Però, in relazione a questa vicenda e ad Ağca, si disse un po’ di tutto. Compreso un eventuale ruolo della Stasi, i servizi segreti della Repubblica democratica tedesca. Che, dopo aver ricevuto il nulla osta dai colleghi sovietici del Kgb, vollero usare la ragazzina – o dissero di volerlo fare – come merce di scambio per liberare il terrorista fingendosi ultranazionalisti turchi. Ovviamente a questo si collega l’altra scomparsa insoluta di quello stesso anno: la sparizione, una quarantina di giorni prima della Orlandi, di Mirella Gregori. Da mettere in relazione – sempre secondo il turco – a quella del giornalista sovietico Oleg G. Bitov, di cui non si ebbero più notizie dal 9 settembre 1983, quando si trovava in Italia per il festival del cinema di Venezia.

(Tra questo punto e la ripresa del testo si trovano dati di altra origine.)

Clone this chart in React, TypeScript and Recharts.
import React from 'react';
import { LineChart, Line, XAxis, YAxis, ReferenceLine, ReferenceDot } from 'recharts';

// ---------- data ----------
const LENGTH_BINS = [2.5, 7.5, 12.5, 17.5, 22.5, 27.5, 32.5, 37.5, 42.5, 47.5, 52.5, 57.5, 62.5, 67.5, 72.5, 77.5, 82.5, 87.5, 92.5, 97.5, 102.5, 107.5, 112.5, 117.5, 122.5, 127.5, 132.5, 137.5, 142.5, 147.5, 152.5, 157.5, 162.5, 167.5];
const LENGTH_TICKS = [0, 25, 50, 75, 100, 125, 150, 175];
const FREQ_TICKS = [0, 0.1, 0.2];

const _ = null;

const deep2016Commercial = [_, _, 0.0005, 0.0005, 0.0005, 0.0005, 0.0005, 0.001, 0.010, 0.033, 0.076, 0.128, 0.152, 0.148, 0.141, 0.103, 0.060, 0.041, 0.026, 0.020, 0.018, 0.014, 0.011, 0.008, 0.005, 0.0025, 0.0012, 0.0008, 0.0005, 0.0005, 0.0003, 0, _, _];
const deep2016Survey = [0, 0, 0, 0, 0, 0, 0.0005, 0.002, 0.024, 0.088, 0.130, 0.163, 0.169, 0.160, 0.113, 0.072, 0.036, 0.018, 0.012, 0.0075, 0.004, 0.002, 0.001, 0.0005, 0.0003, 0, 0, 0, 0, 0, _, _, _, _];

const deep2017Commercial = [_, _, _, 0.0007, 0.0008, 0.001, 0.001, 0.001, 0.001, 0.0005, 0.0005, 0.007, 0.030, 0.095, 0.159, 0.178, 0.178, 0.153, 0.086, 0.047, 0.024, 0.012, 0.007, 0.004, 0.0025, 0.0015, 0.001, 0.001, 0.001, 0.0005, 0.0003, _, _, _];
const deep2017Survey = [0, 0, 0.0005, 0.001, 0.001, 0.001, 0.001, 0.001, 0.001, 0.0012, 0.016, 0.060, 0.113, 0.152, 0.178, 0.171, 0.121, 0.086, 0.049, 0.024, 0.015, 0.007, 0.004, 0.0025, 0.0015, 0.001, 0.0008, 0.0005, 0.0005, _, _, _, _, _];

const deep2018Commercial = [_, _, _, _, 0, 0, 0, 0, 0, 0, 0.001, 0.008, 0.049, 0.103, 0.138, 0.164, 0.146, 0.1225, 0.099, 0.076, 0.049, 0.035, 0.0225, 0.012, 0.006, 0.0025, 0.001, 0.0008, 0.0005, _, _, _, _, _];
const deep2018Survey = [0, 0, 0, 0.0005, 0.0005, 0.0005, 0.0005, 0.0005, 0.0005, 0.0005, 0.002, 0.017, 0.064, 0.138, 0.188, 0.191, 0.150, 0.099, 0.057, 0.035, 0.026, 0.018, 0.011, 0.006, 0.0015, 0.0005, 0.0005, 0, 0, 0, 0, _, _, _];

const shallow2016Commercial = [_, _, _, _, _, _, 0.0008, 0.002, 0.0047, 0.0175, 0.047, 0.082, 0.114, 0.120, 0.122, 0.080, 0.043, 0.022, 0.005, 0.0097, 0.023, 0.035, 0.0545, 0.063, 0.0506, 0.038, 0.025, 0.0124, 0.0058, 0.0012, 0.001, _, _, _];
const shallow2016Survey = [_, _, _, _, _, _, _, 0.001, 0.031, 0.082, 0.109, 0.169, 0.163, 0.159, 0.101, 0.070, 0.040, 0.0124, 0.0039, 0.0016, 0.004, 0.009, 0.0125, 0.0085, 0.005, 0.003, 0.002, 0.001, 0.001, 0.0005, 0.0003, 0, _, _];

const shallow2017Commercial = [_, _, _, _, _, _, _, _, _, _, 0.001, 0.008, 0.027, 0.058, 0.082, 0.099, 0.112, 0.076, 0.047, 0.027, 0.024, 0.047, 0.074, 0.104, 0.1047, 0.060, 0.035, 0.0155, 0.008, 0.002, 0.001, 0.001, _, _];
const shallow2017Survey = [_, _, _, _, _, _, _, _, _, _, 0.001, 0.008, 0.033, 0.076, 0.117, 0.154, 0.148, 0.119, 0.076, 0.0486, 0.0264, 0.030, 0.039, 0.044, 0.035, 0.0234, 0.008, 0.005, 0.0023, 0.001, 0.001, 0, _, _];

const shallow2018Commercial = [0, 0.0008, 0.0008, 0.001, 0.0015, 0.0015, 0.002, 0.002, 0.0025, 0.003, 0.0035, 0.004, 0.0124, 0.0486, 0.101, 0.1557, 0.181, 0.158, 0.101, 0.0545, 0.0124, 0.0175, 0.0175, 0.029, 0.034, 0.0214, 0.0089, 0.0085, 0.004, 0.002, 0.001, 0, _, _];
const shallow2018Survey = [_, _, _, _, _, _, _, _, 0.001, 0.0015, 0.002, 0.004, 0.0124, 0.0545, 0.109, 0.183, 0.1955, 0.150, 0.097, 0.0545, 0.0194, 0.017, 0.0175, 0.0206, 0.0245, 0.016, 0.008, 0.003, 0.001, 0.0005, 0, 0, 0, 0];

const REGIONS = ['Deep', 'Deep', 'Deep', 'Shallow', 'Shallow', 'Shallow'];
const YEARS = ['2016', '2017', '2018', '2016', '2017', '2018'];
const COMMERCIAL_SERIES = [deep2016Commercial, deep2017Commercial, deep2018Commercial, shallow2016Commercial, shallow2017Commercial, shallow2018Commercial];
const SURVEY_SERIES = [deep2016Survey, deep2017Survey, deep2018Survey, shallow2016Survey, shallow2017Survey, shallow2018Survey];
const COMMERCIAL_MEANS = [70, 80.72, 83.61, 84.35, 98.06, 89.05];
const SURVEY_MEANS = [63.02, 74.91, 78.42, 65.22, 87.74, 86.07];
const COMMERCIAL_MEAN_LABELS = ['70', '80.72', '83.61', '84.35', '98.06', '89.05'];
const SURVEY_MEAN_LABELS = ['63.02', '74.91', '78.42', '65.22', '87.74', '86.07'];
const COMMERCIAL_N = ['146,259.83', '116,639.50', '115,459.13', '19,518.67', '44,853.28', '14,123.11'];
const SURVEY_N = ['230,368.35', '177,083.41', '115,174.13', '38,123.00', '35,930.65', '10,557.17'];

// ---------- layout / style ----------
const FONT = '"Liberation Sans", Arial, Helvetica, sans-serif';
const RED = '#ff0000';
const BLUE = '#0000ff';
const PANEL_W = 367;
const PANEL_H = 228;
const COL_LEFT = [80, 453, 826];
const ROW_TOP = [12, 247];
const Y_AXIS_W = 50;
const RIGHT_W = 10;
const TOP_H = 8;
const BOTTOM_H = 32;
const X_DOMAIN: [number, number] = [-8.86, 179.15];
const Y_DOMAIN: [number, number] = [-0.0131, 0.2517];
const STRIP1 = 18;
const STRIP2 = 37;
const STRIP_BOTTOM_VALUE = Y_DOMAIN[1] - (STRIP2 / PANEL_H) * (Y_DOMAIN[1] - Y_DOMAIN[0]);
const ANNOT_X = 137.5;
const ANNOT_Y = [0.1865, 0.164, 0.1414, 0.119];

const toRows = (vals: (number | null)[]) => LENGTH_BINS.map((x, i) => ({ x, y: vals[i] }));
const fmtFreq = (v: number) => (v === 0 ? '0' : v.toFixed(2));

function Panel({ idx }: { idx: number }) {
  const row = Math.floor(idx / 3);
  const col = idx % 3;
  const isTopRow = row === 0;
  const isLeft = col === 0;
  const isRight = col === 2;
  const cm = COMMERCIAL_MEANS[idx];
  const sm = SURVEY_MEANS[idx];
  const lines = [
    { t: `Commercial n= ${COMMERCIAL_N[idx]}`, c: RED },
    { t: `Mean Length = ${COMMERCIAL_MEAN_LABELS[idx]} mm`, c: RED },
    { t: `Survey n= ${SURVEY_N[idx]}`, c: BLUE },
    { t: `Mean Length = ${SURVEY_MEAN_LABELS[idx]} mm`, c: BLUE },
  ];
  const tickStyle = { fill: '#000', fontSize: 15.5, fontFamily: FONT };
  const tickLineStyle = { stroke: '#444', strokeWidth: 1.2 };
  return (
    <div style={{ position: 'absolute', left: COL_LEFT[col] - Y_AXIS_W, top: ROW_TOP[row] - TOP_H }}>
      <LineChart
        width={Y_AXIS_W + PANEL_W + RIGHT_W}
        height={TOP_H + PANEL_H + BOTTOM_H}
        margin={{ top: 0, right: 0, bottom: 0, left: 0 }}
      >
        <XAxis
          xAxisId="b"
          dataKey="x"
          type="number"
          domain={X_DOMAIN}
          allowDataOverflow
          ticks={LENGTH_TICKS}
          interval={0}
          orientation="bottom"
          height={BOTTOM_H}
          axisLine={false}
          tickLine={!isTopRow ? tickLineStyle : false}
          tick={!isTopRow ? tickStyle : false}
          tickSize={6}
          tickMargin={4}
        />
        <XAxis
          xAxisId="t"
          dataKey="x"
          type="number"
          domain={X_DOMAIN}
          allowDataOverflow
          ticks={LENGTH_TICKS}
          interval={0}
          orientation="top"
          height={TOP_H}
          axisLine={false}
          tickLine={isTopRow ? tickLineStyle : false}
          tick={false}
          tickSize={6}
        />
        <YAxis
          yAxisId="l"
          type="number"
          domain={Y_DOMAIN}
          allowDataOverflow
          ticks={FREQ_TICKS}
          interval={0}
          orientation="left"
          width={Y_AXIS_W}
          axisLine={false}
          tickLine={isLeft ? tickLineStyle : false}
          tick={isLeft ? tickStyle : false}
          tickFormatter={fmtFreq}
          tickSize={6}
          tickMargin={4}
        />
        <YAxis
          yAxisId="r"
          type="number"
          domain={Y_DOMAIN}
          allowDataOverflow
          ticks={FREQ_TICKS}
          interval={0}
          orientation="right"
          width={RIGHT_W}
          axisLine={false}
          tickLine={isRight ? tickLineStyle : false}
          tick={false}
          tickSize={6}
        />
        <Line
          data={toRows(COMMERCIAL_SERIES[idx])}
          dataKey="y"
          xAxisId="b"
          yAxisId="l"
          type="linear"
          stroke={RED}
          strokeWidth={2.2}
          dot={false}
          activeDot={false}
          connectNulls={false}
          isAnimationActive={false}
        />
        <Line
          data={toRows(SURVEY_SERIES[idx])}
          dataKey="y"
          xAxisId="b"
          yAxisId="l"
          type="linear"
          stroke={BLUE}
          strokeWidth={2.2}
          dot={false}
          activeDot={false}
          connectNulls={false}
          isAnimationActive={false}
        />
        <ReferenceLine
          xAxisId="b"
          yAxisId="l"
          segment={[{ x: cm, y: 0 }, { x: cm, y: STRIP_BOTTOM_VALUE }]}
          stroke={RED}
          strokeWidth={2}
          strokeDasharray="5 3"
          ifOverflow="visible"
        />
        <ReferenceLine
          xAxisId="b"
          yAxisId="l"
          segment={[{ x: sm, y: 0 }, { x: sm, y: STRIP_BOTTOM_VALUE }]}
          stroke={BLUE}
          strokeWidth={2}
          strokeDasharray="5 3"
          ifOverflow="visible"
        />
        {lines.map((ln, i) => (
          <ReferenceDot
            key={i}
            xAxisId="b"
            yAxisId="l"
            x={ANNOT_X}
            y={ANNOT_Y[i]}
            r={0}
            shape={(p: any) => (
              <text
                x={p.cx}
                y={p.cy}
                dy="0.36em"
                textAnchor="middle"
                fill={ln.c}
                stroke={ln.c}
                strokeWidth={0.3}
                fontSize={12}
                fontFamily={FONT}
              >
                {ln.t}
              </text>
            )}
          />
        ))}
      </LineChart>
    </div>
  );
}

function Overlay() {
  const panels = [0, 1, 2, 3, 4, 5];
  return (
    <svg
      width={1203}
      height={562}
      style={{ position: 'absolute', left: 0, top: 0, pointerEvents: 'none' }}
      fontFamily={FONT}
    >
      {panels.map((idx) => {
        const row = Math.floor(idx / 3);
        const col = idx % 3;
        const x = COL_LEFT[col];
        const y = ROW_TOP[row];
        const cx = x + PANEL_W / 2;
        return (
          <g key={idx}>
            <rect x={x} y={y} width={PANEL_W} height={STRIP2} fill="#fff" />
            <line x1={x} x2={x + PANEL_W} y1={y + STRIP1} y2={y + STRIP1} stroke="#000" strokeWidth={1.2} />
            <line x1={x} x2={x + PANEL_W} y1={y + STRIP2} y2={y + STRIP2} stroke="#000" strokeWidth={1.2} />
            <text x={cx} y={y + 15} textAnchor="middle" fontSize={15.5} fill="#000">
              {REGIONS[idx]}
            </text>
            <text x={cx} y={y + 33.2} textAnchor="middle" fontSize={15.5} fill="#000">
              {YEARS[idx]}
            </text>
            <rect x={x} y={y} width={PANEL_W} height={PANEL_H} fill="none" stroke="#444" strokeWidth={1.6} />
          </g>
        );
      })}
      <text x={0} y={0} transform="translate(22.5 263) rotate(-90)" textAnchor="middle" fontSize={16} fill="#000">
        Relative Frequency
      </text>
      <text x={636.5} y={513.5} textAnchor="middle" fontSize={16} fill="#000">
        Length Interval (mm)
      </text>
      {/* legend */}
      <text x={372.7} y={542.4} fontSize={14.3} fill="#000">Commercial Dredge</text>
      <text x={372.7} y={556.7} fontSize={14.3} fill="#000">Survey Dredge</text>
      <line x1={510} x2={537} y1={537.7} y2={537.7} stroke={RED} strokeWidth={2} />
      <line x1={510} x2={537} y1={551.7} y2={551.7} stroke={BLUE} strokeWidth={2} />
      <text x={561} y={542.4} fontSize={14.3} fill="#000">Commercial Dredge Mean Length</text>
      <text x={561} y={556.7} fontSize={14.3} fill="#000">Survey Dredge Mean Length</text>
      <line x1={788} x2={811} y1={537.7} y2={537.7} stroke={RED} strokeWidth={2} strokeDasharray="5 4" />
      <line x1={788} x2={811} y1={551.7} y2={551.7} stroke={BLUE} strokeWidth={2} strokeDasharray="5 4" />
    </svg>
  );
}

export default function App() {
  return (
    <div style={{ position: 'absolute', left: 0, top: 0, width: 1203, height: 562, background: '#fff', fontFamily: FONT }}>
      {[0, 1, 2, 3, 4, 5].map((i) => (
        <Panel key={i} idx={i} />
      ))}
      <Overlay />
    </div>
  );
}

Certo che questo Ağca li deve valere davvero i due milioni di euro che chiede. Come se non bastassero le vicende già raccontate, di lui si torna a parlare quando salta fuori il dossier Mitrokhin: la presenza dell’attentatore venuto dal sud-est sarebbe stata una conferma del ruolo dell’intelligence di Mosca nei presunti finanziamenti a comunisti italiani, tra cui Armando Cossutta. Per quale ragione? Allo stato attuale delle conoscenze, nessuna evidenza ci aiuta a fornire una risposta.

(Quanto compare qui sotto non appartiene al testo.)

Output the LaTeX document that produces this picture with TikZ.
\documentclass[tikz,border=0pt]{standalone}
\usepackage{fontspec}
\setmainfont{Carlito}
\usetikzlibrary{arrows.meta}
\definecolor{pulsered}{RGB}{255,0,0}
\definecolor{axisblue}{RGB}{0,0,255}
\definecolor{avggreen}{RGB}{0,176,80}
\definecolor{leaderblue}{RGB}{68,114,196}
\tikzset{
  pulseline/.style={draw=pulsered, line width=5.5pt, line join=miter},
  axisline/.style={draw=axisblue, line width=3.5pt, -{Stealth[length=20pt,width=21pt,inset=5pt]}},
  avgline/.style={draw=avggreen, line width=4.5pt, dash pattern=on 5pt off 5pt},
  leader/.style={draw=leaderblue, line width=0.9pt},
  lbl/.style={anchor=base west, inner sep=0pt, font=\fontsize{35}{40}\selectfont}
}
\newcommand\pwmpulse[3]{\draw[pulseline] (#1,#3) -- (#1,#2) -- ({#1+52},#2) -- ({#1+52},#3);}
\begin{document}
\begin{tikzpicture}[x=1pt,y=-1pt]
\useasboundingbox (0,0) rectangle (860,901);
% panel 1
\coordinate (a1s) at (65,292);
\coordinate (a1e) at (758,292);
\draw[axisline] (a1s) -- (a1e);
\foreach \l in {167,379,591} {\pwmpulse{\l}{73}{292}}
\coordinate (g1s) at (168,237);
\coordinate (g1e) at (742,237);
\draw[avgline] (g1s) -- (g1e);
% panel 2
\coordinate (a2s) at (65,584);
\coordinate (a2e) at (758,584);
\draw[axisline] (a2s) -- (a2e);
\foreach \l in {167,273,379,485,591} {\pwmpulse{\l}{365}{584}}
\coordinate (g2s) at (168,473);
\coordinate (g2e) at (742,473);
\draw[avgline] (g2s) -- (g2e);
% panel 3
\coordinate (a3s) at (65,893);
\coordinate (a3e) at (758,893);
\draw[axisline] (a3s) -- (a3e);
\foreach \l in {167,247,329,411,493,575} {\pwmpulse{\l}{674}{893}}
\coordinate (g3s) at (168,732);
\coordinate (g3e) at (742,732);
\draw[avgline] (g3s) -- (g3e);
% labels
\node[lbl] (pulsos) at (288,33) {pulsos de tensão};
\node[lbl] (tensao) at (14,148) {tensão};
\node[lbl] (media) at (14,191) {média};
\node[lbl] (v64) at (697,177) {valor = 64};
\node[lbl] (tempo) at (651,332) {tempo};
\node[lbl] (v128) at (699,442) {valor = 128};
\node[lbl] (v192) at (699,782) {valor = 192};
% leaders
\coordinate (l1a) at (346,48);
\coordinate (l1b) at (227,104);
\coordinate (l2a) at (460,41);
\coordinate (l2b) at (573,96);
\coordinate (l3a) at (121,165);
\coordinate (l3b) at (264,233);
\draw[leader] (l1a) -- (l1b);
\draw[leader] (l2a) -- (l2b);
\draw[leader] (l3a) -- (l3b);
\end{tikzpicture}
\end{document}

Ecco dunque uno dei peggiori protagonisti della nostra storia. L’impressione, a quasi trent’anni di distanza dal suo ingresso sulla scena italiana, è che abbia giocato con la guerra fredda, con la sorte di due ragazzine dissolte nel nulla e con le loro famiglie, con ricatti internazionali su uno scacchiere che, dal punto di vista degli scontri asimmetrici delle spie, è molto più complesso di quanto non raccontino le cronache e i libri di storia. Il tutto per cosa? La risposta più ovvia è la salvaguardia personale (obiettivo peraltro ottenuto) senza però che sia mai stato aggiunto uno straccio di prova, un solo riscontro, a tanti racconti così arzigogolati. Oggi due milioni di euro potrebbero fare la differenza tra sei lustri di menzogne e un briciolo di verità?
(Questo articolo è stato pubblicato sul Domani di Maurizio Chierici nella rubrica I peggiori protagonisti della nostra storia.)